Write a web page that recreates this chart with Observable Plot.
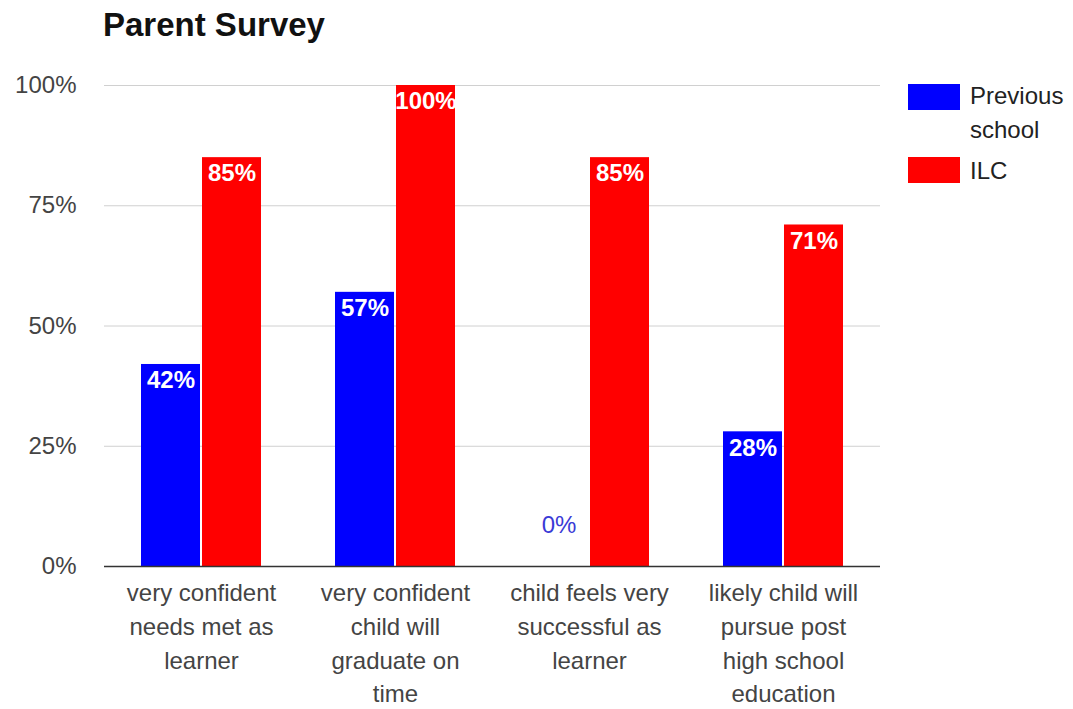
<!DOCTYPE html>
<html><head><meta charset="utf-8">
<script src="https://cdn.jsdelivr.net/npm/d3@7"></script>
<script src="https://cdn.jsdelivr.net/npm/@observablehq/plot@0.6"></script>
<style>
body{margin:0;background:#fff;font-family:"Liberation Sans",Arial,sans-serif;}
#wrap{position:relative;width:1073px;height:709px;overflow:hidden;}
#title{position:absolute;left:103px;top:6px;font-size:33px;font-weight:bold;color:#111;}
.sw{position:absolute;left:908px;width:52px;height:26px;}
.lt{position:absolute;left:970px;width:103px;font-size:24px;line-height:34px;color:#222;}
#chart{position:absolute;left:0;top:0;}
</style></head>
<body>
<div id="wrap">
  <div id="chart"></div>
  <div id="title">Parent Survey</div>
  <div id="legend"></div>
</div>
<script>
const title = "Parent Survey";
const categories = [
  "very confident\nneeds met as\nlearner",
  "very confident\nchild will\ngraduate on\ntime",
  "child feels very\nsuccessful as\nlearner",
  "likely child will\npursue post\nhigh school\neducation"
];
const seriesNames = ["Previous school", "ILC"];
const previousSchool = [42, 57, 0, 28];
const ilc = [85, 100, 85, 71];
const seriesColors = ["#0000ff", "#ff0000"];
const yTicks = [0, 25, 50, 75, 100];

const seriesValues = [previousSchool, ilc];
const rows = categories.flatMap((c, i) => seriesNames.map((s, j) => ({category: c, series: s, value: seriesValues[j][i]})));

const chart = Plot.plot({
  width: 1073, height: 709,
  marginTop: 85, marginBottom: 143, marginLeft: 103, marginRight: 193,
  style: {fontFamily: "Liberation Sans, Arial, sans-serif", background: "transparent"},
  fx: {domain: categories, padding: 0, label: null},
  x: {domain: seriesNames, paddingInner: 0.03, paddingOuter: 0.6, axis: null},
  y: {domain: [0, 100], label: null},
  color: {domain: seriesNames, range: seriesColors},
  marks: [
    Plot.ruleY(yTicks.filter(d => d > 0), {stroke: "#d0d0d0"}),
    Plot.axisY(yTicks, {tickSize: 0, tickPadding: 28, fontSize: 24, fill: "#444", tickFormat: d => d + "%", label: null}),
    Plot.barY(rows, {fx: "category", x: "series", y: "value", fill: "series"}),
    Plot.ruleY([0], {stroke: "#333", strokeWidth: 1.5}),
    Plot.text(rows.filter(d => d.value > 0), {fx: "category", x: "series", y: "value", text: d => d.value + "%", fill: "white", fontWeight: "bold", fontSize: 24, dy: 16}),
    Plot.text(rows.filter(d => d.value === 0), {fx: "category", x: "series", y: "value", text: d => d.value + "%", fill: "#3a3ad6", fontSize: 24, dy: -41}),
    Plot.axisFx({anchor: "bottom", tickSize: 0, tickPadding: 11, fontSize: 24, lineHeight: 1.4, fill: "#444", label: null})
  ]
});
document.getElementById("chart").appendChild(chart);

const legend = document.getElementById("legend");
const swTops = [84, 157];
const textTops = [79, 154];
seriesNames.forEach((s, i) => {
  const sw = document.createElement("div");
  sw.className = "sw"; sw.style.top = swTops[i] + "px"; sw.style.background = seriesColors[i];
  legend.appendChild(sw);
  const t = document.createElement("div");
  t.className = "lt"; t.style.top = textTops[i] + "px"; t.textContent = s;
  legend.appendChild(t);
});
</script>
</body></html>
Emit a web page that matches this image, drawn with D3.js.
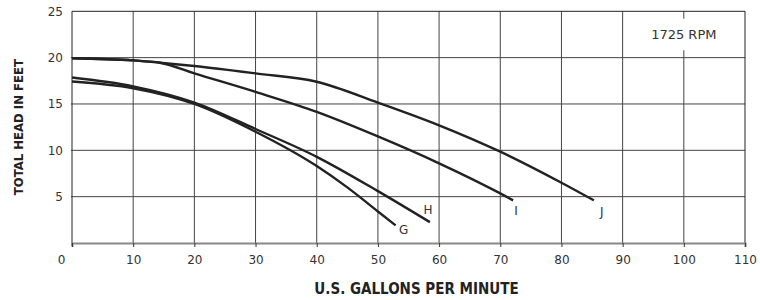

-- -- --

TASK DIRECTIONS: Take every line that includes the string "this" and copy it.

FULL ANSWER:
Write a web page that recreates this chart with Observable Plot.
Emit a web page that matches this image, drawn with D3.js.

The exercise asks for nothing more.